Sam wrote in with a question:
When did people start hating parentheticals so much? In older scripts I read like Chinatown and Godfather they're used in almost a quarter of all dialogue but now it seems people are of the opinion that you should never use them. Is this really the case with readers? Does the very site of a parenthetical immediately turn them off from a script even if used appropriately?
First, a word about these formatting rules because they tend to turn into the most heated threads on this site. I notice a lot of people who hate the idea of learning any formatting in screenwriting tend to phrase their grievances as an "all or nothing" sort of question. In other words, they might ask, "No sane person would really throw out my script just because I underlined and italicized every word, would they?"
No. But that would be a pretty big clue that the writer didn't know the first thing about how a script is supposed to look - or that they don't give a fuck about finding out. And let me tell you, writers like that often haven't figured out what makes a good story or how to tell a good story.
To put it another way - if I pass you on the street and you're unshaven, unbathed, wearing ratty clothes and seem to be moving erratically, I might not know for sure if you're homeless, but you're certainly wearing the uniform well.
So that's why guys like us make a big deal about this formatting stuff. And just so you don't think I'm beating up on Sam, these remarks aren't aimed so much at him as they are at the people who tend to get aggressive in the comments for articles like these.
Anyway - parentheticals. Beyond the reason stated above, there are a few other things to consider. If you're writing strong dialogue, you rarely will need to tell us how it's sad. The intent should fairly clear if you've done your job in establishing both the context and the character. As an example, let's say you've written a scene where a nervous rookie cop just pulls over a guy because his tail light is out. As soon as he comes up to the stopped car, the guy inside shoots at him, barely missing. The car takes off down the road as our hero goes after him. A chase ensues, during which our hero nearly hits several pedestrians and other cars, and nearly collides with his quarry before the fugitive rams a light pole and finds himself trapped in the car.
Our rookie cop gets out of his car, gun drawn. He runs over to his new prisoner and says, "Well, that was a lot of fun."
Do you really need a parenthetical to tell us that he's delivering the line sarcastically?
The other thing to remember is actors. Actors HATE being told how to deliver a line.
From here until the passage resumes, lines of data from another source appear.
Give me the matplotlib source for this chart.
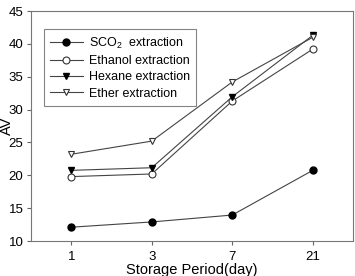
import matplotlib
matplotlib.use('Agg')
import matplotlib.pyplot as plt

plt.rcParams['font.family'] = ['Liberation Sans', 'DejaVu Sans']
plt.rcParams['mathtext.default'] = 'regular'

days = ['1', '3', '7', '21']
sco2 = [12.1, 12.9, 13.95, 20.75]
ethanol = [19.8, 20.2, 31.3, 39.2]
hexane = [20.75, 21.15, 31.95, 41.3]
ether = [23.2, 25.2, 34.2, 41.0]

fig = plt.figure(figsize=(3.55, 2.76), dpi=100)
ax = fig.add_axes([31 / 355, 35 / 276, 322 / 355, 230 / 276])

xs = range(len(days))
lc = '#444444'
ax.plot(xs, sco2, c=lc, lw=0.8, marker='o', ms=5, mfc='black', mec='black', label='SCO$_2$  extraction')
ax.plot(xs, ethanol, c=lc, lw=0.8, marker='o', ms=5, mfc='white', mec='#333333', mew=0.8, label='Ethanol extraction')
ax.plot(xs, hexane, c=lc, lw=0.8, marker='v', ms=5, mfc='black', mec='black', label='Hexane extraction')
ax.plot(xs, ether, c=lc, lw=0.8, marker='v', ms=5, mfc='white', mec='#333333', mew=0.8, label='Ether extraction')

ax.set_xlim(-0.5, 3.5)
ax.set_ylim(10, 45)
ax.set_xticks(list(xs))
ax.set_xticklabels(days)
ax.set_yticks(range(10, 46, 5))
ax.tick_params(labelsize=9.5, length=3, width=0.8, color='#666666')
ax.tick_params(axis='x', pad=4)
ax.tick_params(axis='y', pad=2.5)
for s in ax.spines.values():
    s.set_color('#777777')
    s.set_linewidth(0.8)

ax.set_xlabel('Storage Period(day)', fontsize=10.5, labelpad=0)
ax.set_ylabel('AV', fontsize=10.5)
ax.yaxis.set_label_coords(-0.052, 0.5)

leg = ax.legend(loc='upper left', bbox_to_anchor=(0.04, 0.92), fontsize=9, frameon=True,
                fancybox=False, edgecolor='#666666', handlelength=2.6, borderpad=0.5,
                labelspacing=0.35, handletextpad=0.5, borderaxespad=0)
leg.get_frame().set_linewidth(0.8)

fig.savefig('out.png', dpi=100)
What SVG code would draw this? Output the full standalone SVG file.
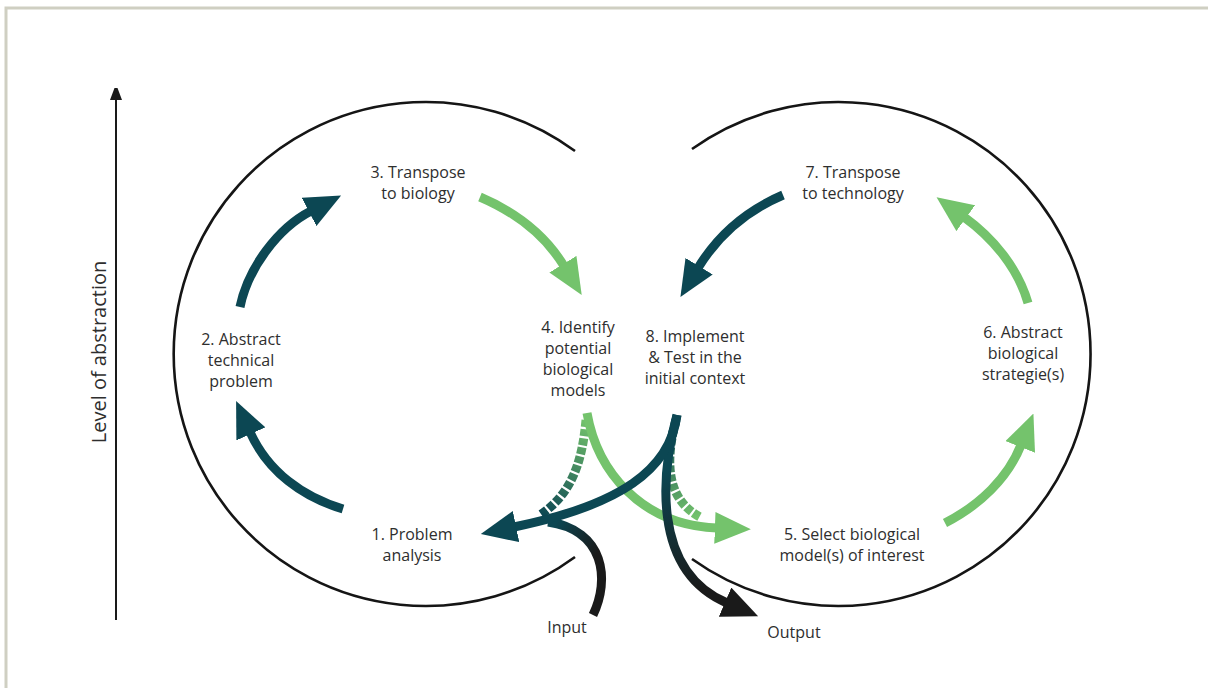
<svg xmlns="http://www.w3.org/2000/svg" width="1208" height="688" viewBox="0 0 1208 688">
<style>
.lbl{font-family:"Open Sans","Liberation Sans",sans-serif;font-size:16px;fill:#2e2e2e;text-anchor:middle}
.ring{fill:none;stroke:#151515;stroke-width:2.6}
.fl{fill:none;stroke-width:9;stroke-linecap:butt}
.teal{stroke:#0c4753}
.green{stroke:#74c36c}
.dash{stroke-dasharray:7 2.2}
</style>
<defs>
<marker id="hTeal" markerUnits="userSpaceOnUse" markerWidth="36" markerHeight="32" viewBox="0 0 34 30" refX="2" refY="15" orient="auto"><path d="M0,0 L34,15 L0,30 Z" fill="#0c4753"/></marker>
<marker id="hGreen" markerUnits="userSpaceOnUse" markerWidth="36" markerHeight="32" viewBox="0 0 34 30" refX="2" refY="15" orient="auto"><path d="M0,0 L34,15 L0,30 Z" fill="#74c36c"/></marker>
<marker id="hBlack" markerUnits="userSpaceOnUse" markerWidth="36" markerHeight="32" viewBox="0 0 34 30" refX="2" refY="15" orient="auto"><path d="M0,0 L34,15 L0,30 Z" fill="#1a1a1a"/></marker>
<marker id="hAxis" markerUnits="userSpaceOnUse" markerWidth="12" markerHeight="18" viewBox="0 0 12 18" refX="2" refY="6" orient="auto"><path d="M0,0 L16,6 L0,12 Z" fill="#1a1a1a"/></marker>
<linearGradient id="gD41" gradientUnits="userSpaceOnUse" x1="586" y1="420" x2="542" y2="515"><stop offset="0" stop-color="#74c36c"/><stop offset="1" stop-color="#0c4753"/></linearGradient>
<linearGradient id="gD85" gradientUnits="userSpaceOnUse" x1="676" y1="420" x2="700" y2="517"><stop offset="0" stop-color="#0c4753"/><stop offset="1" stop-color="#74c36c"/></linearGradient>
<linearGradient id="gOut" gradientUnits="userSpaceOnUse" x1="665" y1="470" x2="700" y2="590"><stop offset="0" stop-color="#0c4753"/><stop offset="1" stop-color="#1a1a1a"/></linearGradient>
<linearGradient id="gIn" gradientUnits="userSpaceOnUse" x1="600" y1="548" x2="556" y2="522"><stop offset="0" stop-color="#1a1a1a"/><stop offset="1" stop-color="#0c4753"/></linearGradient>
</defs>
<rect x="6" y="8" width="1300" height="800" fill="#fff" stroke="#cfcfc2" stroke-width="3"/>
<g id="axis">
<line x1="116" y1="620" x2="116" y2="98" stroke="#1a1a1a" stroke-width="2" marker-end="url(#hAxis)"/>
<text class="lbl" style="font-size:20px" transform="translate(106,352) rotate(-90)">Level of abstraction</text>
</g>
<g id="rings">
<path class="ring" d="M575,151 A252,252 0 1 0 575,557"/>
<path class="ring" d="M692,149 A252,252 0 1 1 692,559"/>
</g>
<g id="connectors">
<path class="fl teal" d="M343,509 C303,497 268,472 250,432" marker-end="url(#hTeal)"/>
<path class="fl teal" d="M240,307 C248,268 278,228 311,211" marker-end="url(#hTeal)"/>
<path class="fl green" d="M480,197 C515,212 545,235 564,266" marker-end="url(#hGreen)"/>
<path class="fl teal" d="M783,195 C748,210 718,235 698,268" marker-end="url(#hTeal)"/>
<path class="fl green" d="M1028,303 C1018,268 993,238 964,217" marker-end="url(#hGreen)"/>
<path class="fl green" d="M945,523 C980,505 1008,478 1021,445" marker-end="url(#hGreen)"/>
<path class="fl dash" stroke="url(#gD41)" d="M586,420 C582,465 570,495 540,515"/>
<path class="fl green" d="M587,413 C597,470 640,525 717,528" marker-end="url(#hGreen)"/>
<path class="fl dash" stroke="url(#gD85)" d="M676,420 C664,465 668,500 700,517"/>
<path class="fl" stroke="url(#gOut)" d="M677,415 C662,470 650,570 727,603" marker-end="url(#hBlack)"/>
<path class="fl" stroke="url(#gIn)" d="M593,615 C610,580 605,530 548,522"/>
<path class="fl teal" d="M677,415 C670,470 620,505 514,527" marker-end="url(#hTeal)"/>
</g>
<g id="n1"><text class="lbl" x="412" y="540">1. Problem</text><text class="lbl" x="412" y="561">analysis</text></g>
<g id="n2"><text class="lbl" x="241" y="345">2. Abstract</text><text class="lbl" x="241" y="366">technical</text><text class="lbl" x="241" y="387">problem</text></g>
<g id="n3"><text class="lbl" x="418" y="178">3. Transpose</text><text class="lbl" x="418" y="199">to biology</text></g>
<g id="n4"><text class="lbl" x="578" y="333">4. Identify</text><text class="lbl" x="578" y="354">potential</text><text class="lbl" x="578" y="375">biological</text><text class="lbl" x="578" y="396">models</text></g>
<g id="n5"><text class="lbl" x="852" y="540">5. Select biological</text><text class="lbl" x="852" y="561">model(s) of interest</text></g>
<g id="n6"><text class="lbl" x="1023" y="338">6. Abstract</text><text class="lbl" x="1023" y="359">biological</text><text class="lbl" x="1023" y="380">strategie(s)</text></g>
<g id="n7"><text class="lbl" x="853" y="178">7. Transpose</text><text class="lbl" x="853" y="199">to technology</text></g>
<g id="n8"><text class="lbl" x="695" y="342">8. Implement</text><text class="lbl" x="695" y="363">&amp; Test in the</text><text class="lbl" x="695" y="384">initial context</text></g>
<g id="input"><text class="lbl" x="567" y="633">Input</text></g>
<g id="output"><text class="lbl" x="794" y="638">Output</text></g>
</svg>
If you go overboard with parentheticals not only are you constraining their interpretation, but you're sending a message that you think they are utter idiots if they can't figure out the tone for themselves (see the above example.)
Basically, if you're writing your dialogue properly you won't need more than five or six parentheticals in a screenplay. And if you're noticing that people are having trouble deciphering your tone, subtext or intent without those parentheticals, it might point to a larger problem in your writing (one that an experienced reader will probably notice even if there weren't 200 parentheticals tipping him off that the writer might be a newbie.)